▶ [Task requirements]: Leaving the pictures out, print the lines from the first line of the listing through the line containing "60, 65, 70];", exactly as they read, and no others.

+++

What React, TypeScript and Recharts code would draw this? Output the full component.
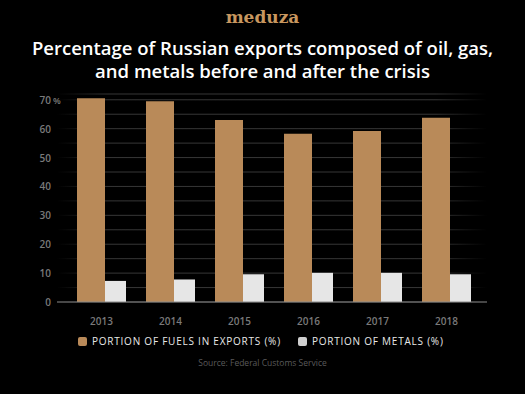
import { Bar, BarChart, CartesianGrid, XAxis, YAxis } from "recharts";

const years = ["2013", "2014", "2015", "2016", "2017", "2018"];
const fuels = [70.5, 69.5, 63, 58.2, 59.2, 63.8];
const metals = [7.3, 7.8, 9.6, 10.1, 10.1, 9.6];
const yTicks = [0, 5, 10, 15, 20, 25, 30, 35, 40, 45, 50, 55, 60, 65, 70];

const data = years.map((year, i) => ({ year, fuels: fuels[i], metals: metals[i] }));

const GOLD = "#b98a59";
const LIGHT = "#e6e6e6";
const FONT = "'Open Sans', Lato, sans-serif";

function YTick({ x, y, payload }: any) {
  const v = payload.value as number;
  if (v % 10 !== 0) return null;
  return (
    <g>
      <text x={x} y={y} dy={4} textAnchor="end" fill="#7a7a7a" fontSize={10} fontWeight={600} fontFamily={FONT}>
        {v}
      </text>
      {v === 70 && (
        <text x={x + 2} y={y} dy={4} textAnchor="start" fill="#7a7a7a" fontSize={9} fontWeight={600} fontFamily={FONT}>
          %
        </text>
      )}
    </g>
  );
}

function Swatch({ color, label }: { color: string; label: string }) {
  return (
    <div style={{ display: "flex", alignItems: "center", gap: 5 }}>
      <div style={{ width: 9, height: 9, borderRadius: 2, background: color }} />
      <span style={{ color: "#e8e8e8", fontSize: 10, letterSpacing: 0.77 }}>{label}</span>
    </div>
  );
}

export default function App() {
  return (
    <div
      style={{
        position: "absolute",
        left: 0,
        top: 0,
        width: 525,
        height: 394,
        background: "#000",
        fontFamily: FONT,
        overflow: "hidden",
      }}
    >
      <div
        style={{
          position: "absolute",
          top: 7,
          width: 525,
          textAlign: "center",
          color: "#c8975f",
          fontFamily: "'DejaVu Serif', serif",
          fontWeight: 700,
          fontSize: 17,
        }}
      >
        meduza
      </div>
      <div
        style={{
          position: "absolute",
          top: 36,
          width: 525,
          textAlign: "center",
          color: "#fff",
          fontWeight: 600,
          fontSize: 18.5,
          lineHeight: "23px",
        }}
      >
        Percentage of Russian exports composed of oil, gas,
        <br />
        and metals before and after the crisis
      </div>

      <div style={{ position: "absolute", left: 0, top: 0 }}>
        <BarChart
          width={525}
          height={394}
          data={data}
          margin={{ top: 94, right: 38, bottom: 62, left: 0 }}
          barGap={0}
        >
          <defs>
            <linearGradient id="gridFade" gradientUnits="userSpaceOnUse" x1={57} y1={0} x2={487} y2={0}>
              <stop offset="0" stopColor="#363636" stopOpacity={0} />
              <stop offset="0.12" stopColor="#363636" stopOpacity={1} />
              <stop offset="0.88" stopColor="#363636" stopOpacity={1} />
              <stop offset="1" stopColor="#363636" stopOpacity={0} />
            </linearGradient>
          </defs>
          <CartesianGrid vertical={false} stroke="url(#gridFade)" strokeWidth={1} />
          <XAxis
            dataKey="year"
            axisLine={{ stroke: "#8a8a8a", strokeWidth: 1.2 }}
            tickLine={false}
            padding={{ left: 10, right: 6 }}
            tick={{ fill: "#7a7a7a", fontSize: 10, fontWeight: 600, fontFamily: FONT }}
            tickMargin={10}
            height={30}
          />
          <YAxis
            domain={[0, 72]}
            ticks={yTicks}
            axisLine={false}
            tickLine={false}
            tickSize={0}
            tickMargin={6}
            width={57}
            tick={<YTick />}
            interval={0}
          />
          <Bar dataKey="fuels" fill={GOLD} barSize={28} isAnimationActive={false} />
          <Bar dataKey="metals" fill={LIGHT} barSize={21} isAnimationActive={false} />
        </BarChart>
      </div>

      <div style={{ position: "absolute", top: 334, left: 78, display: "flex", gap: 17 }}>
        <Swatch color={GOLD} label="PORTION OF FUELS IN EXPORTS (%)" />
        <Swatch color="#cfcfcf" label="PORTION OF METALS (%)" />
      </div>
      <div
        style={{
          position: "absolute",
          top: 357,
          width: 525,
          textAlign: "center",
          color: "#5a5a5a",
          fontSize: 8.5,
        }}
      >
        Source: Federal Customs Service
      </div>
    </div>
  );
}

+++

▶ [Solution for this problem]:
What React, TypeScript and Recharts code would draw this? Output the full component.
import { Bar, BarChart, CartesianGrid, XAxis, YAxis } from "recharts";

const years = ["2013", "2014", "2015", "2016", "2017", "2018"];
const fuels = [70.5, 69.5, 63, 58.2, 59.2, 63.8];
const metals = [7.3, 7.8, 9.6, 10.1, 10.1, 9.6];
const yTicks = [0, 5, 10, 15, 20, 25, 30, 35, 40, 45, 50, 55, 60, 65, 70];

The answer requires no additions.